Now, for the bigger issue. Is Sprinkles an abuser? Yes. Yes, he is. HOWEVER, this is not a type of abuse that he chooses to inflict. He does not pick up his victims and pretends to be this poor, unfortunate, soul only to take pleasure in their suffering. He does not do this consciously. If we take into consideration what he claims being "another personality taking over", maybe it's a type of schizophrenia? I have no idea, and I don't know if Sprinkles had done anything to treat it. Nonetheless, it IS an abuse, and nothing that his victims do is their fault.
Once again, I will give you an compilation of what happened that time at Discord. This is but a few of the messages displayed in public. Please look at some of the words. "I'll hurt you". "I'll make you hate me". "Stop lying". Now, who can honestly say that they would be okay with getting things like this? Do you truly believe Sprinkles's victim was FINE with getting borderline THREATS for over a month? And then, after they've finally decided this has to stop, and chose the safest possible way of finishing it, you guys dare saying "Oh, they should've just tell Sprinkles and not make a big fuss about it." NO. Hell to the n, to the o! Why? Because Sprinkles clearly had no control over his abusive self. Telling him to stop wouldn't do anything, because it's not this side of him performing the abuse.

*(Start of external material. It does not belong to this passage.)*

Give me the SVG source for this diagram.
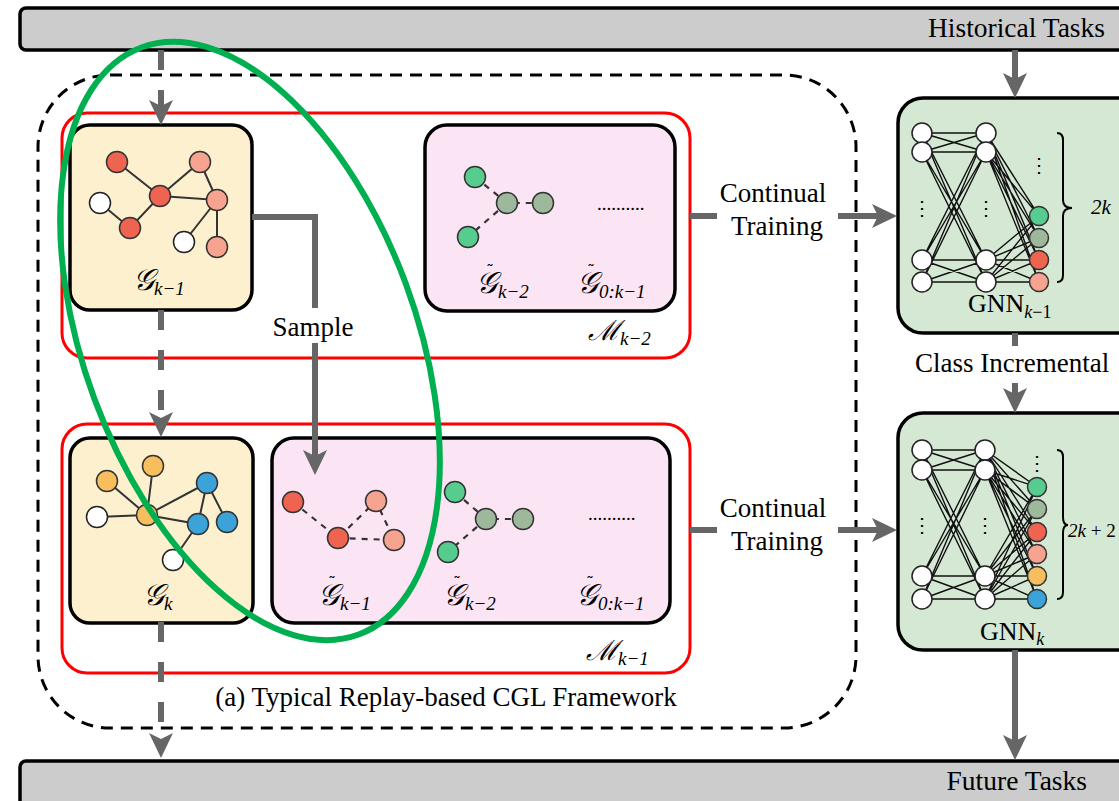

And yes, I said "safest" possible way out was going completely cold. Why? Well, imagine this - you suffer an abuse, from a person you care about and do their absolute best to keep sane. You bottle up all your emotion, so they finally burst like a Mentos+Cola combination. What good would saying "Yeah, he abused me emotionally" do? It would only create a situation of "How dare you accusing him!", "Booo! Attention beggar!", "He has problems! It's your job to help him!". It would definitely turn into a victim blaming scenario. One we don't need here anymore.
Final thoughts? I have no problems with Sprinkles coming to Discord. It seems like he has now a few more people to talk to, maybe this will help him. But he has to respect his victim's wish and now interact with them, until they decide it's okay. Because this was a strained relationship for both of them. They need a break from one another.